For Guion, the importance comes through connections

As Black History Month was about to kick off, Vice President for Diversity and Inclusion Kent Guion took some time to sit at the side table in his office in the G. Lombard Kelly Administration Building to talk about the intersection of black history with general history and the importance of connections.

“I think history is fairly stable until you begin to put the connections together, and that’s when it really becomes interesting,” he said. “I think that’s an important element of why recognizing and understanding contributions is an ongoing part of what we do.”

Over the years, he said, Black History Month has shifted away from a narrower focus on civil rights and individual accomplishments to include broader elements that are more reflective of life in general.

“You think about something like a sports figure crossing a color barrier,” he said. “That meant something at one point for sports, but when you get to see how that influences other kinds of activities, like public policy, and when you piece it all together, you see that one event sets up the opportunity for others to happen. It may have once been mainly significant to baseball, but really, when you look at it closely, it was about a lot more.”

Created four years ago, the Office of Diversity and Inclusion handles cultural competency issues, works with international students and employees, and also works to ensure that everyone has equal access to job opportunities.

“We want to create and maintain an environment here on campus that is very inclusive,” he said. “It’s a lot about awareness, a lot about education, and we want it to be embraceable. Many of the activities are open to whoever is able to participate, and many times we have activities that faculty, staff, and students will actually be the lead on.”

Students in particular learn a lot from putting on an event themselves, he said.

This year’s Black History Month will include cooking demonstrations at the Terrace Café, a black history trolley tour sponsored by the Lucy Craft Laney Museum and SouthStar Trolley, a James Brown Academy of Musik Pupils (JAMP) performance at the Terrace Café, and an ongoing trivia contest, something Guion first used in conjunction with Hispanic Heritage Month.

“I was astounded by the number of people who did the trivia the last go around We had over 12,000 visits to the trivia question webpage” he said.

For a more comprehensive list of events, click here.

In keeping with the national theme, this year’s events celebrate a century of black life history and culture. A hundred years ago, Carter G. Woodson, considered the father of Black History Month, began to formulate his ideas concerning the celebration.

For a short video about Woodson, click here.

“I like to think of it as unique, but also united,” Guion said of singling out recognition for black achievement. “We can have specialties and variety, but it really is about the community that we build. And I think that’s one of the components that allows there to be a lot of participation.”

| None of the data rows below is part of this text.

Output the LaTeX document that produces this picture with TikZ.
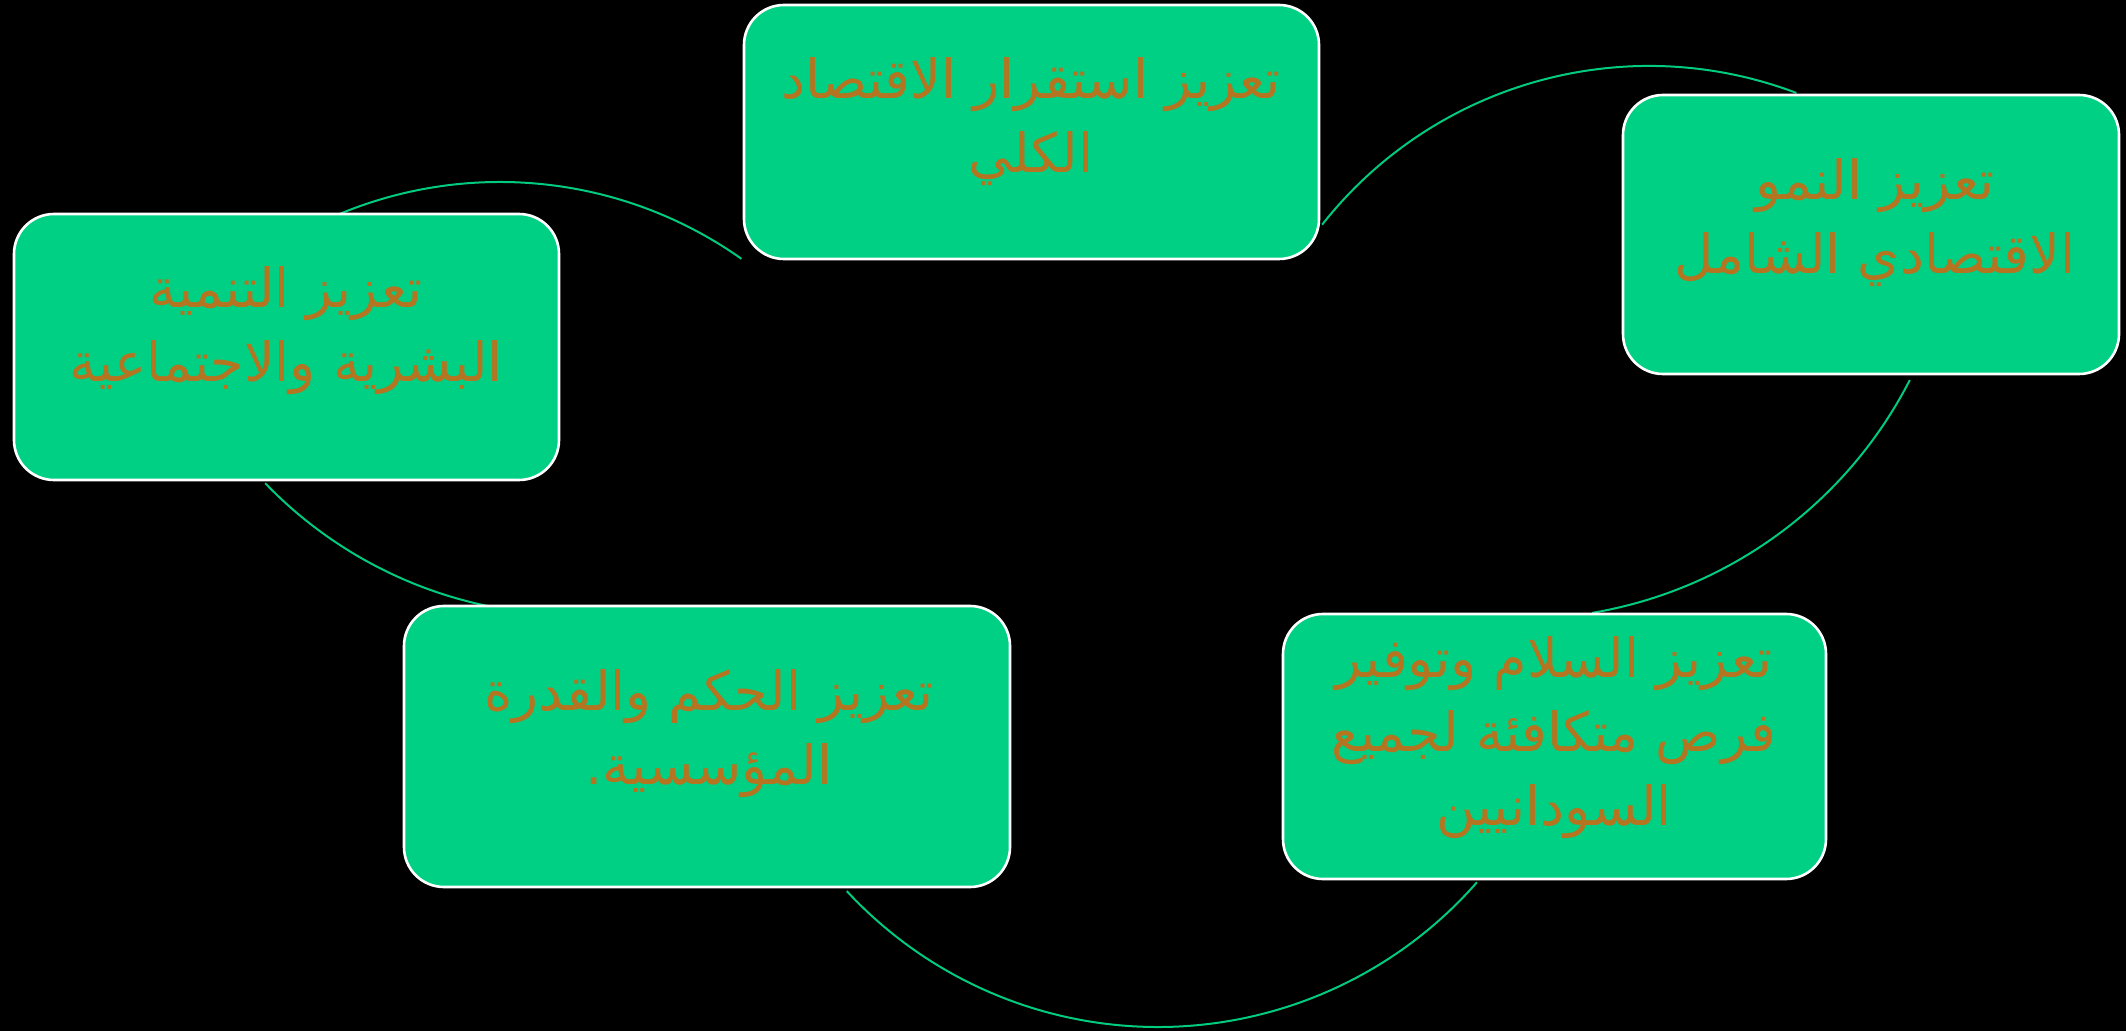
\documentclass[tikz,border=0pt]{standalone}
\usepackage{fontspec}
\newfontfamily\arabicfont[Script=Arabic]{DejaVu Sans}
\TeXXeTstate=1
\definecolor{boxgreen}{RGB}{0,208,132}
\definecolor{arcgreen}{RGB}{0,204,128}
\definecolor{txtbrown}{RGB}{181,116,32}
\begin{document}
\begin{tikzpicture}[x=0.5pt,y=-0.5pt,
  box/.style={draw=white, line width=1.3pt, fill=boxgreen, rounded corners=20pt, inner sep=0pt},
  lbl/.style={text=txtbrown, font=\arabicfont\fontsize{27}{37}\selectfont, align=center, inner sep=0pt},
  cyc/.style={draw=arcgreen, line width=1pt}]
\fill[black] (0,0) rectangle (2126,1031);
\useasboundingbox (0,0) rectangle (2126,1031);
% connectors (arcs of the cycle)
\coordinate (a1) at (340,213.8);
\coordinate (a2) at (1322.1,224.7);
\coordinate (a3) at (1909.8,380);
\coordinate (a4) at (1476.9,882.3);
\coordinate (a5) at (654.8,607.5);
\draw[cyc] (a1) arc[start angle=112.5, end angle=54.7, radius=209pt];
\draw[cyc] (a2) arc[start angle=141.8, end angle=69.25, radius=208pt];
\draw[cyc] (a3) arc[start angle=-27.1, end angle=-80.4, radius=219.5pt];
\draw[cyc] (a4) arc[start angle=-41.2, end angle=-137.2, radius=212pt];
\draw[cyc] (a5) arc[start angle=-79.3, end angle=-136.1, radius=215pt];
% boxes
\node[box, minimum width=287.5pt, minimum height=127pt] (boxA) at (1031.5,132) {};
\node[box, minimum width=248pt, minimum height=139.5pt] (boxB) at (1871,234.5) {};
\node[box, minimum width=272.5pt, minimum height=133pt] (boxC) at (286.5,347) {};
\node[box, minimum width=303pt, minimum height=140.5pt] (boxD) at (707,746.5) {};
\node[box, minimum width=271.5pt, minimum height=132.5pt] (boxE) at (1554.5,746.5) {};
% labels
\node[lbl] (tA) at (1031,122) {\beginR تعزيز استقرار الاقتصاد\endR\\\beginR الكلي\endR};
\node[lbl] (tB) at (1875,223) {\beginR تعزيز النمو\endR\\\beginR الاقتصادي الشامل\endR};
\node[lbl] (tC) at (286,331) {\beginR تعزيز التنمية\endR\\\beginR البشرية والاجتماعية\endR};
\node[lbl] (tD) at (709,734) {\beginR تعزيز الحكم والقدرة\endR\\\beginR المؤسسية.\endR};
\node[lbl] (tE) at (1554,738) {\beginR تعزيز السلام وتوفير\endR\\\beginR فرص متكافئة لجميع\endR\\\beginR السودانيين\endR};
\end{tikzpicture}
\end{document}
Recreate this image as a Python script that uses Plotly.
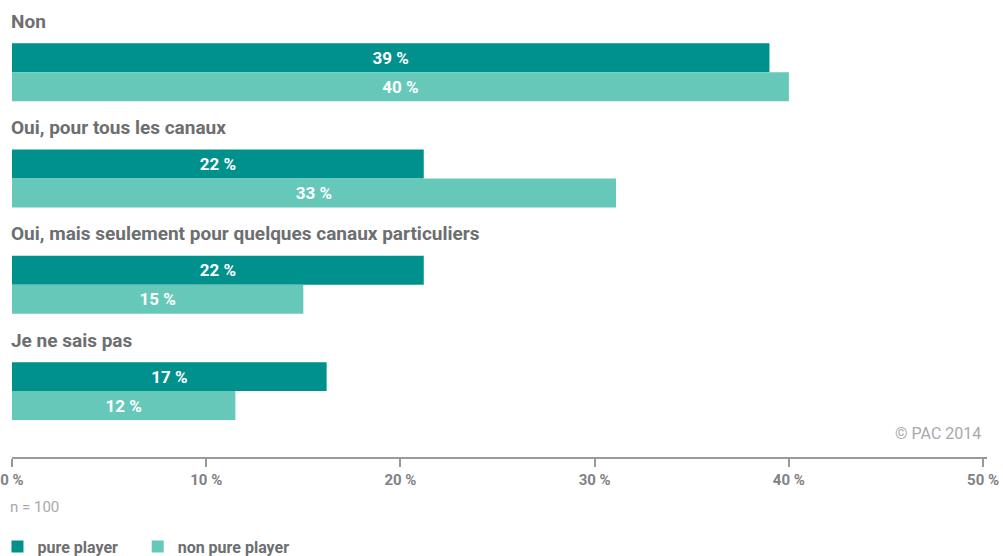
import plotly.graph_objects as go

categories = ["Non", "Oui, pour tous les canaux",
              "Oui, mais seulement pour quelques canaux particuliers", "Je ne sais pas"]
pure_player = [39.0, 21.2, 21.2, 16.2]
non_pure_player = [40.0, 31.1, 15.0, 11.5]
pure_labels = ["39 %", "22 %", "22 %", "17 %"]
non_pure_labels = ["40 %", "33 %", "15 %", "12 %"]
tick_vals = [0, 10, 20, 30, 40, 50]
tick_text = ["0 %", "10 %", "20 %", "30 %", "40 %", "50 %"]

DARK = "#00918c"
LIGHT = "#66c8b9"
GREY = "#6d6e70"
FONT = "Roboto, Liberation Sans Narrow, sans-serif"

fig = go.Figure()
fig.add_trace(go.Bar(
    y=categories, x=pure_player, orientation="h", name="pure player",
    marker=dict(color=DARK, line=dict(width=0)), legend="legend",
    text=pure_labels, textposition="inside", insidetextanchor="middle",
    textfont=dict(color="white", size=17, family=FONT, weight="bold"),
    constraintext="none", hoverinfo="skip"))
fig.add_trace(go.Bar(
    y=categories, x=non_pure_player, orientation="h", name="non pure player",
    marker=dict(color=LIGHT, line=dict(width=0)), legend="legend2",
    text=non_pure_labels, textposition="inside", insidetextanchor="middle",
    textfont=dict(color="white", size=17, family=FONT, weight="bold"),
    constraintext="none", hoverinfo="skip"))

annotations = []
for c in categories:
    annotations.append(dict(
        x=0, xref="paper", y=c, yref="y", yshift=51, xanchor="left", yanchor="middle",
        text=c, showarrow=False, xshift=-3,
        font=dict(size=19, color=GREY, family=FONT, weight="bold")))
annotations.append(dict(
    x=1, xref="paper", y=0, yref="paper", yshift=24, xanchor="right", yanchor="middle",
    xshift=-4, text="© PAC 2014", showarrow=False,
    font=dict(size=16, color="#a7a9ac", family=FONT)))
annotations.append(dict(
    x=0, xref="paper", y=0, yref="paper", yshift=-50, xanchor="left", yanchor="middle",
    xshift=-4, text="n = 100", showarrow=False,
    font=dict(size=15, color="#a7a9ac", family=FONT)))

legend_style = dict(orientation="h", xanchor="left", y=-0.196, yanchor="middle",
                    xref="paper", yref="paper", bgcolor="rgba(0,0,0,0)",
                    font=dict(size=16, color=GREY, family=FONT, weight="bold"),
                    itemclick=False, itemdoubleclick=False)

fig.update_layout(
    width=1003, height=556,
    margin=dict(l=12, r=16, t=0, b=98.5, autoexpand=False),
    paper_bgcolor="white", plot_bgcolor="white",
    barmode="group", bargap=0.455, bargroupgap=0,
    showlegend=True,
    legend=dict(x=-0.0149, **legend_style),
    legend2=dict(x=0.1289, **legend_style),
    xaxis=dict(range=[0, 50.2], tickvals=tick_vals, ticktext=tick_text,
               showgrid=False, zeroline=False, showline=True, linecolor="#999999",
               linewidth=2, ticks="outside", ticklen=8, tickwidth=1.5, tickcolor="#999999",
               tickfont=dict(size=15, color="#808285", family=FONT, weight="bold"),
               automargin=False, ticklabeloverflow="allow", fixedrange=True),
    yaxis=dict(range=[3.62, -0.68], autorange=False, showticklabels=False,
               showgrid=False, zeroline=False, showline=False, fixedrange=True,
               automargin=False,
               categoryorder="array", categoryarray=categories),
    annotations=annotations,
)

fig.write_html("out.html", config={"displayModeBar": False},
               post_script="document.body.style.margin='0px';")
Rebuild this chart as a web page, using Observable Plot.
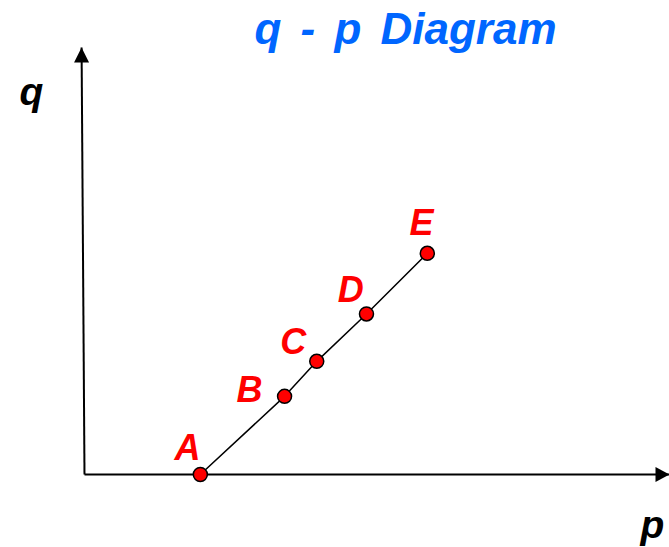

Guion, who has a master’s in physical education with an emphasis on exercise physiology as well as an MD, has been in Augusta for 12 years, arriving as an associate dean in allied health sciences, where part of his role was to develop cultural competency and learning opportunities for students. He later became the interim dean for allied health sciences for nearly two years. Four years ago, when President Ricardo Azziz decided a diversity and inclusion office was needed, he appointed Guion to head it up.

After 21 years in the University System of Georgia, Guion recently accepted a position at the University of North Carolina Wilmington and will be leaving at the end of March.

Before coming to Augusta, Guion was at Georgia Southern during a time of unprecedented growth, so he’s enjoyed a unique perspective regarding GRU’s consolidation and expansion.

“When I was at Georgia Southern, I think it went from 8,000 students to nearly 18,000, so I had a sense of what change on that scale would feel like,” he said. “I’ve always been an optimistic person when it comes to change. To be able to see 20 years down the road is the viewpoint that I’ve always had, and felt I like, wow, to have a unified university in a community of this size, – what a great thing. We know we’ve got to get through this early phase, but really, how beneficial could that be for the community, especially a couple decades from now?”

While building diversity is a stated goal of the university, Guion admitted it’s not one that’s easy to achieve, given the internal tension between being unique and united.

“But when you can embrace both of those concepts, I think it all makes so much more sense,” he said. “Black History Month is just as much our history as it is black history, though it’s a difficult concept to grasp when it looks as if it’s being separated.”

It comes back, he said, to making those connections.

“I think, as a society, we’re working through it,” he said. “I think once we understand the importance of how all of these complex pieces fit together, these occasions will become much more just a part of who we are: our identity. At least that’s my hope.”